High-Value Added Valorization of Food Waste Streams to Rhamnolipids

Globally, food waste constitutes 30-50% of total municipal solid waste while landfilling remains the main treatment technology. From a circular economy perspective, this treatment option is not sustainable due to greenhouse gases emission and breakdown of nutrient cycling. Meanwhile, the recent sustainable development goals emphasize on food security, environmental protection and material and energy efficiency, and therefore, have become the key drivers for food waste valorization to high-value products. In the present work, we investigated the feasibility of bioconversion of mixed, post-consumption leftover food waste into rhamnolipids biosurfactant using Pseudomonas aeruginosa.

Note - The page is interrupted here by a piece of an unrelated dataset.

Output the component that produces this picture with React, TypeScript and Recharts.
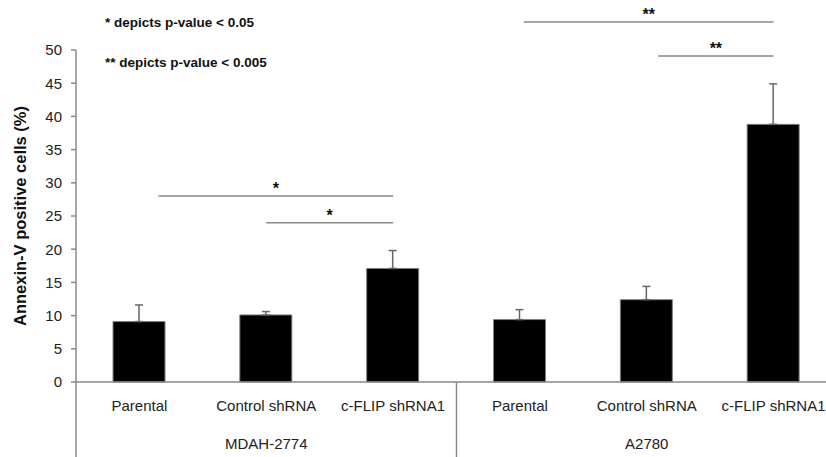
import { BarChart, Bar, XAxis, YAxis, ErrorBar, ReferenceLine } from 'recharts';

const categories = ['Parental', 'Control shRNA', 'c-FLIP shRNA1', 'Parental', 'Control shRNA', 'c-FLIP shRNA1'];
const cellLines = ['MDAH-2774', 'MDAH-2774', 'MDAH-2774', 'A2780', 'A2780', 'A2780'];
const meanValues = [9.1, 10.1, 17.1, 9.4, 12.4, 38.8];
const errValues = [2.5, 0.5, 2.7, 1.5, 2.0, 6.1];
const yTicks = [0, 5, 10, 15, 20, 25, 30, 35, 40, 45, 50];

// significance brackets, in category units (0..6) and y units
const sigFrom = [0.65, 1.5, 3.53, 4.59];
const sigTo = [2.5, 2.5, 5.5, 5.5];
const sigLevel = [28, 24, 54.2, 49.1];
const sigLabel = ['*', '*', '**', '**'];

// group separators below the axis
const groupEdges = [0, 3];
const axisFloor = -11.5;

const notes = ['* depicts p-value < 0.05', '** depicts p-value < 0.005'];

const data = categories.map((c, i) => ({
  label: c,
  pos: i + 0.5,
  value: meanValues[i],
  err: [0, errValues[i]],
}));

const FONT = '"Liberation Sans", Arial, sans-serif';
const AXIS = '#888';

function groupMiddle(index: number) {
  const name = cellLines[index];
  const first = cellLines.indexOf(name);
  const count = cellLines.filter((g) => g === name).length;
  return index === first + Math.floor(count / 2);
}

function CategoryTick(props: any) {
  const { x, y, payload, index } = props;
  return (
    <g>
      <text x={x} y={y + 29} textAnchor="middle" fontSize={15} fontFamily={FONT} fill="#222">
        {payload.value}
      </text>
      {groupMiddle(index) && (
        <text x={x} y={y + 67} textAnchor="middle" fontSize={15} fontFamily={FONT} fill="#222">
          {cellLines[index]}
        </text>
      )}
    </g>
  );
}

export default function App() {
  return (
    <div
      style={{
        position: 'absolute',
        left: 0,
        top: 0,
        width: 826,
        height: 457,
        overflow: 'hidden',
        background: '#fff',
      }}
    >
      {notes.map((n, i) => (
        <div
          key={n}
          style={{
            position: 'absolute',
            left: 105,
            top: 15 + i * 40,
            fontFamily: FONT,
            fontWeight: 'bold',
            fontSize: 13.5,
            lineHeight: '16px',
            color: '#111',
            whiteSpace: 'nowrap',
          }}
        >
          {n}
        </div>
      ))}
      <BarChart width={840} height={457} data={data} margin={{ top: 50, right: 3, bottom: 0, left: 0 }}>
        <XAxis
          dataKey="label"
          height={75}
          stroke={AXIS}
          strokeWidth={1.5}
          tickLine={false}
          tickSize={0}
          tickMargin={0}
          interval={0}
          tick={<CategoryTick />}
        />
        <XAxis xAxisId="num" dataKey="pos" type="number" domain={[0, 6]} allowDataOverflow hide />
        <YAxis
          width={76}
          domain={[0, 50]}
          ticks={yTicks}
          interval={0}
          stroke={AXIS}
          strokeWidth={1.5}
          tickSize={5}
          tickMargin={9}
          tick={{ fontSize: 15, fontFamily: FONT, fill: '#222' }}
          label={{
            value: 'Annexin-V positive cells (%)',
            angle: -90,
            position: 'insideLeft',
            offset: 20,
            style: { textAnchor: 'middle', fontSize: 16.5, fontWeight: 'bold', fontFamily: FONT, fill: '#111' },
          }}
        />
        <Bar dataKey="value" barSize={52} fill="#000" stroke="#808080" strokeWidth={1} isAnimationActive={false}>
          <ErrorBar dataKey="err" width={4} stroke="#666" strokeWidth={1.5} direction="y" />
        </Bar>
        {groupEdges.map((g) => (
          <ReferenceLine
            key={'edge' + g}
            xAxisId="num"
            segment={[
              { x: g, y: 0 },
              { x: g, y: axisFloor },
            ]}
            stroke={AXIS}
            strokeWidth={1.5}
            ifOverflow="visible"
          />
        ))}
        {sigFrom.map((f, i) => (
          <ReferenceLine
            key={'sig' + i}
            xAxisId="num"
            segment={[
              { x: f, y: sigLevel[i] },
              { x: sigTo[i], y: sigLevel[i] },
            ]}
            stroke={AXIS}
            strokeWidth={1.5}
            ifOverflow="visible"
            label={{
              value: sigLabel[i],
              position: 'top',
              offset: 2,
              fontSize: 16,
              fontWeight: 'bold',
              fontFamily: FONT,
              fill: '#111',
            }}
          />
        ))}
      </BarChart>
    </div>
  );
}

Food waste was obtained from university cafeteria in Hong Kong. The food waste hydrolysate was obtained by mixed culture acidogenic fermentation instead of using expensive commercial enzymes. Preliminary experiments compared the rhamnolipids production efficiency on (food) waste streams including waste cooking oil and mixed food waste with refined hydrophilic substrates such as glucose and glycerol, and hydrophobic carbon sources such as oleic acid and fresh canola oil. Food waste emerged as the best feedstock for rhamnolipids production and was subsequently used for fermentation in a laboratory bioreactor. Characterization of produced rhamnolipids was performed by Liquid Chromatography with tandem Mass Spectrometry (LC-MS/MS) and Fourier Transform Infrared Spectroscopy (FTIR). It was shown that food waste-derived rhamnolipids predominantly contained Rha-C10-C10 and Rha-Rha-C10-C12 congeners. Further improvement in product concentration and yield through optimization of fermentation conditions and design of various nutrient feeding fed-batch strategies shall be the topic of future investigation.